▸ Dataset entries
━━━━━━━━━━━━━━━━━━━━
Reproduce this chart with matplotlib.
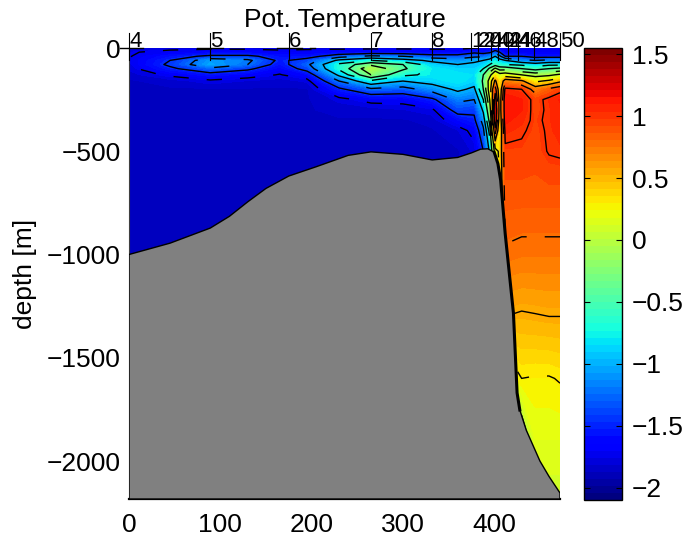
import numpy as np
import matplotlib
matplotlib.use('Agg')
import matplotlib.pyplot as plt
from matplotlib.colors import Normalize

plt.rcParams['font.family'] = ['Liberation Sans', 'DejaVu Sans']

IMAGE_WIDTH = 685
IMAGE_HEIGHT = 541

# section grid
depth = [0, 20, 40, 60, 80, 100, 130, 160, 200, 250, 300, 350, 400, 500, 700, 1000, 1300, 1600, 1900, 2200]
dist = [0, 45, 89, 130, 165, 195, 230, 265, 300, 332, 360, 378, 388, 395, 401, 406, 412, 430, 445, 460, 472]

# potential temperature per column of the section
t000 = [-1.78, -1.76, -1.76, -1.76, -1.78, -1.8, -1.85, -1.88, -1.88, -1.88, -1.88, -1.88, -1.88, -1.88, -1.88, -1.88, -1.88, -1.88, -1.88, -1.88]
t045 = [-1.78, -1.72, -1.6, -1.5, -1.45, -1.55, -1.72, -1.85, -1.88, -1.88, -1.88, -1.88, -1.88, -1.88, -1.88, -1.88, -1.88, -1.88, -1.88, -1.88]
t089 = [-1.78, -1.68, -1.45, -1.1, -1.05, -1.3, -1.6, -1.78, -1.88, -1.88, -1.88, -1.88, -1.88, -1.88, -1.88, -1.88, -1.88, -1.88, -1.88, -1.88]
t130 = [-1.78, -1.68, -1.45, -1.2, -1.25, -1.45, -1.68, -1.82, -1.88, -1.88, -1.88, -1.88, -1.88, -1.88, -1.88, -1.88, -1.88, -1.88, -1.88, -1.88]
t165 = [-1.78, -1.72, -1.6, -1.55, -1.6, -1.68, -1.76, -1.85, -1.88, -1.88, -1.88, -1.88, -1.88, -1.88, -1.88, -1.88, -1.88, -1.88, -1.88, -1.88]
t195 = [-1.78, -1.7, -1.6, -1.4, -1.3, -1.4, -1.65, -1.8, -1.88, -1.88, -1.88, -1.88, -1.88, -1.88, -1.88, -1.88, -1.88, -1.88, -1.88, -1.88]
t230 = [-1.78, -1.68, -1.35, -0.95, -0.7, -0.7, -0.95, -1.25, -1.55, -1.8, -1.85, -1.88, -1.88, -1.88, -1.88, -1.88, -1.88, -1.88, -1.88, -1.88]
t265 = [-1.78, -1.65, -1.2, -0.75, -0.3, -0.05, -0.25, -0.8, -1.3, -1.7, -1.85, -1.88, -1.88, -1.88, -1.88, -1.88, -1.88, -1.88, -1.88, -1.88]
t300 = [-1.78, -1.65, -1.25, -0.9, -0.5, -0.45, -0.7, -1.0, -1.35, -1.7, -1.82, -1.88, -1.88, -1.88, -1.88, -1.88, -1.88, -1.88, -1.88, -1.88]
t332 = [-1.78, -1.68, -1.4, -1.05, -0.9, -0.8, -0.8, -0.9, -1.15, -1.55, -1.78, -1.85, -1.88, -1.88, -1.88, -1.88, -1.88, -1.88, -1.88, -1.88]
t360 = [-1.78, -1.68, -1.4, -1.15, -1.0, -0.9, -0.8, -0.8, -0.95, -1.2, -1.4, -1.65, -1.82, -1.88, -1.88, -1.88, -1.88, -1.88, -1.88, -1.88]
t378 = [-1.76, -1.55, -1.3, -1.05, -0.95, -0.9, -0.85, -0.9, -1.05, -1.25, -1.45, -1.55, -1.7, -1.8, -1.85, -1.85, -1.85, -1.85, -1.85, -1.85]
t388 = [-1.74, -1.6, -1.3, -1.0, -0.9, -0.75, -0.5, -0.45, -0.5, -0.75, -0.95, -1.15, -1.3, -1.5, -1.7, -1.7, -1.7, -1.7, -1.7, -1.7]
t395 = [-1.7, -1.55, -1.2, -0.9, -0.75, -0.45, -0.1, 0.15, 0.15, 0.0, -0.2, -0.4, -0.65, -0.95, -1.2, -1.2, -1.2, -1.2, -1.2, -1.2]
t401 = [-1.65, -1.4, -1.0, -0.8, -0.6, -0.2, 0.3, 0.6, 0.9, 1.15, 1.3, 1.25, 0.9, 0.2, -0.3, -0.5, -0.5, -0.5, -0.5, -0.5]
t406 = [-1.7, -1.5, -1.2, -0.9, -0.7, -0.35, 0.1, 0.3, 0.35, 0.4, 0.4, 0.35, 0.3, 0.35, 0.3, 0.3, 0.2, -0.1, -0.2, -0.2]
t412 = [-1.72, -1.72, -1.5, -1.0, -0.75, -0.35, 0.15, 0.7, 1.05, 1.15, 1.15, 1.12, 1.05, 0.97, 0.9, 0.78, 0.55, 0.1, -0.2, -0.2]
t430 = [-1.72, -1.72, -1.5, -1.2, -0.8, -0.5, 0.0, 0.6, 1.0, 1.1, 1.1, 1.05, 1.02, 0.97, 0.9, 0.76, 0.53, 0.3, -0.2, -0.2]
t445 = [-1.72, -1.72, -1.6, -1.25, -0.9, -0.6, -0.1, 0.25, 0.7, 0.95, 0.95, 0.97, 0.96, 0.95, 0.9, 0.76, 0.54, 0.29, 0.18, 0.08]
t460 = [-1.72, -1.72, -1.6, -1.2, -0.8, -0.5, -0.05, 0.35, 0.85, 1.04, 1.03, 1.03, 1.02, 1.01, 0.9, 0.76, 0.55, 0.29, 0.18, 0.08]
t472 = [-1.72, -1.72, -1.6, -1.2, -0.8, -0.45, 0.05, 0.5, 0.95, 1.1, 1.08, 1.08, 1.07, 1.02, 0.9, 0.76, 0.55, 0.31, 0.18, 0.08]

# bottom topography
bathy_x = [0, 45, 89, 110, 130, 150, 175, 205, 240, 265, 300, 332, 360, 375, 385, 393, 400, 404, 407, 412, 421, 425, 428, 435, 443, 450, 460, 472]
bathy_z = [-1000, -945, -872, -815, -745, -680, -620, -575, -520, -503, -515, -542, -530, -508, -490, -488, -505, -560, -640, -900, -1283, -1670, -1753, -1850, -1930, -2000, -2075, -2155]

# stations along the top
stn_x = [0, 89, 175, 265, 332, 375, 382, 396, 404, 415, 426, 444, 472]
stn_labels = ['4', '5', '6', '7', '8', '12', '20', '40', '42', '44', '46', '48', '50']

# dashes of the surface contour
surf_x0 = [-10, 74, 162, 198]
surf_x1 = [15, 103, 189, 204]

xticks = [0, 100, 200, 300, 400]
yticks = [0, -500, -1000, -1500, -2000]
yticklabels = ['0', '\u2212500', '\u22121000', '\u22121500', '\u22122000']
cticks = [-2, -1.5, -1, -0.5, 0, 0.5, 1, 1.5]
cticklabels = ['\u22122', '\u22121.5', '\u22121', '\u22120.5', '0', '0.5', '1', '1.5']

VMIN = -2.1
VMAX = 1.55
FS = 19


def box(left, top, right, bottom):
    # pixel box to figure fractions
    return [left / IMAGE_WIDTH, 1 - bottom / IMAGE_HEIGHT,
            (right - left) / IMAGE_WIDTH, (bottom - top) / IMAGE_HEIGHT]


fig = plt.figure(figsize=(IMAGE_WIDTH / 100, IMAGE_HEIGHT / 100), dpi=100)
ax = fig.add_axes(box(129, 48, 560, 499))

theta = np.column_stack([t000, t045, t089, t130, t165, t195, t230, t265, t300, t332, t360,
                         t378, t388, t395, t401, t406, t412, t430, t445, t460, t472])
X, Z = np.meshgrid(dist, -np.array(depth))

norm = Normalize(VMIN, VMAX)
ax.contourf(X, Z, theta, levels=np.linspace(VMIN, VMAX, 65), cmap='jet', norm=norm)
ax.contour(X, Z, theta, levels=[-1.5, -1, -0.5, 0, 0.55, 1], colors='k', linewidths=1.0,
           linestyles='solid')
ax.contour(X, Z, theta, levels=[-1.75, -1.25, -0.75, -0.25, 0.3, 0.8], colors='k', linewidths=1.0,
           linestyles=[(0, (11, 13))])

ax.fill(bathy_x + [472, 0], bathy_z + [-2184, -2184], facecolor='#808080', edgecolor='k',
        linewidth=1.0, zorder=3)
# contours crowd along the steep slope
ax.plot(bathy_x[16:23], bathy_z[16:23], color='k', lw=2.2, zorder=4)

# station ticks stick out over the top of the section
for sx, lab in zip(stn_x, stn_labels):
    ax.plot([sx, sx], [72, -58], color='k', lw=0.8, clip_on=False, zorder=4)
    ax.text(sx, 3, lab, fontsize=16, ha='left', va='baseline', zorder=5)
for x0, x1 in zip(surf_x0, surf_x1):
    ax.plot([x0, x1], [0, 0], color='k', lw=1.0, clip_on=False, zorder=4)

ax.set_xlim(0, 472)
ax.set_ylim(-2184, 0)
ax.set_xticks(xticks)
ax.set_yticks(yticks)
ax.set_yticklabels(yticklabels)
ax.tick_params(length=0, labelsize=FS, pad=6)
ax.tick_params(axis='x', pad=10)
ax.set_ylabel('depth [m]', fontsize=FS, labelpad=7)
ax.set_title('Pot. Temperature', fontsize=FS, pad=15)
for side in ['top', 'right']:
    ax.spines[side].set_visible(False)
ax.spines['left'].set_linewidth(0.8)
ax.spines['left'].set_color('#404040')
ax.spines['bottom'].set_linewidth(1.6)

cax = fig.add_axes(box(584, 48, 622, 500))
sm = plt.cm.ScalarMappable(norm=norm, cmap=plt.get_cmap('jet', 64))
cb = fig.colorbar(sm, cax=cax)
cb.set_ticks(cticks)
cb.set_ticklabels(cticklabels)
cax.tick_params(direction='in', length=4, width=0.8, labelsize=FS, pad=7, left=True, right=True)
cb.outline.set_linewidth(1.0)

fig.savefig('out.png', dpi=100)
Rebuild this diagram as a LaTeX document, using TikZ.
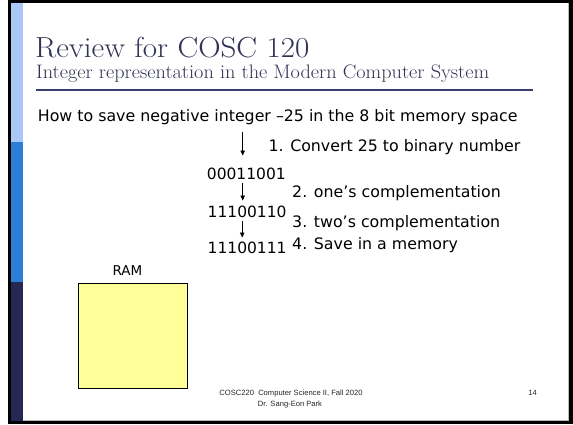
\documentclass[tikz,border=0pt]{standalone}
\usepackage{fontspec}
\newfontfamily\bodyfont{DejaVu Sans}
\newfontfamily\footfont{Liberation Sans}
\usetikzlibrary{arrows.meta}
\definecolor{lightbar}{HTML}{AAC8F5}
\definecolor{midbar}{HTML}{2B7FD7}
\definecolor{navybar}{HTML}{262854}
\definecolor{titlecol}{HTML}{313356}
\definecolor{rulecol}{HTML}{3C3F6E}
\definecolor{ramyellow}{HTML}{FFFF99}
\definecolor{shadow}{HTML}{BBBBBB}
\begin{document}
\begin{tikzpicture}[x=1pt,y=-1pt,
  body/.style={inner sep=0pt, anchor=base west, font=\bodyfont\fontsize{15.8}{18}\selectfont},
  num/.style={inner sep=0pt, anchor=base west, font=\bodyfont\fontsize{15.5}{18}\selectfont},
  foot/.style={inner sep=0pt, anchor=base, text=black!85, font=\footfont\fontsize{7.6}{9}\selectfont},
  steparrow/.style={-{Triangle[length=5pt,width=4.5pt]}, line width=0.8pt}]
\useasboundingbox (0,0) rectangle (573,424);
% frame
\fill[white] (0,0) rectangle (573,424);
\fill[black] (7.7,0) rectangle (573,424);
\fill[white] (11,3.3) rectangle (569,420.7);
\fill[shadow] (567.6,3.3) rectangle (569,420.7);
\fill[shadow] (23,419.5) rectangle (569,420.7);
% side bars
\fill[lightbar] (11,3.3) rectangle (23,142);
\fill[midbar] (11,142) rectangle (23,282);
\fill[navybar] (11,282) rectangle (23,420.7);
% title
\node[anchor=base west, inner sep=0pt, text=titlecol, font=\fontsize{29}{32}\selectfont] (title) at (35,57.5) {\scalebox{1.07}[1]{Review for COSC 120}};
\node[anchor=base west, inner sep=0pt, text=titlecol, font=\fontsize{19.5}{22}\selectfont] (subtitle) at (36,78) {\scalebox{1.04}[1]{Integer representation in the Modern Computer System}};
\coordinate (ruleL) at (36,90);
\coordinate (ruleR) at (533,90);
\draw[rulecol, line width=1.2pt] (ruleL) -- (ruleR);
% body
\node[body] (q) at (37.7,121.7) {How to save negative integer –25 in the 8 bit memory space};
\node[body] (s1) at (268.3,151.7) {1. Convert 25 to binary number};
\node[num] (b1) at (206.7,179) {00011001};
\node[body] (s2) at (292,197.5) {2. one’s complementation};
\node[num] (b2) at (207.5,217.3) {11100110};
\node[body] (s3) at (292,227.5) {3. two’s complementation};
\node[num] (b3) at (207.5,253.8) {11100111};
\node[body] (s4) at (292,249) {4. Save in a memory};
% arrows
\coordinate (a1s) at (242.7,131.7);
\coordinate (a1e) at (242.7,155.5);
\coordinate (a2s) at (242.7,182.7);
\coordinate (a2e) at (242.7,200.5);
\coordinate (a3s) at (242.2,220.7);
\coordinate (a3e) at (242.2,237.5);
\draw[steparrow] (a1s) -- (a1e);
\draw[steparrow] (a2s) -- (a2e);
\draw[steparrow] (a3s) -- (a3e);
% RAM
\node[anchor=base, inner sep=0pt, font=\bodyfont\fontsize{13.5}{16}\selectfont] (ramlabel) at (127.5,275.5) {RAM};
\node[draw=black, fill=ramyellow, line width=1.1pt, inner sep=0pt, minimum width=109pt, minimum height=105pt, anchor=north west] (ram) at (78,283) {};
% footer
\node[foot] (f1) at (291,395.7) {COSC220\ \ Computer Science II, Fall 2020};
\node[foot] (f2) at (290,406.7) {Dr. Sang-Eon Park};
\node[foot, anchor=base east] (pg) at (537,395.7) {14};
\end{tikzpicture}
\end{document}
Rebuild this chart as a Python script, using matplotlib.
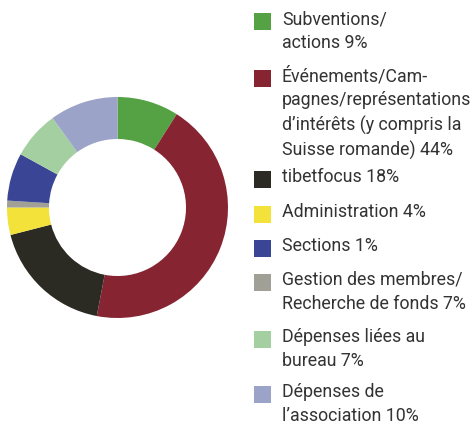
━━━━━━━━━━━━━━━━━━━━
▸ GIVEN TASK
Repeat the records above exactly, from the first line through the line that contains "445, 460, 472]", and leave out the pictures.

▸ THE SOLUTION
Reproduce this chart with matplotlib.
import numpy as np
import matplotlib
matplotlib.use('Agg')
import matplotlib.pyplot as plt
from matplotlib.colors import Normalize

plt.rcParams['font.family'] = ['Liberation Sans', 'DejaVu Sans']

IMAGE_WIDTH = 685
IMAGE_HEIGHT = 541

# section grid
depth = [0, 20, 40, 60, 80, 100, 130, 160, 200, 250, 300, 350, 400, 500, 700, 1000, 1300, 1600, 1900, 2200]
dist = [0, 45, 89, 130, 165, 195, 230, 265, 300, 332, 360, 378, 388, 395, 401, 406, 412, 430, 445, 460, 472]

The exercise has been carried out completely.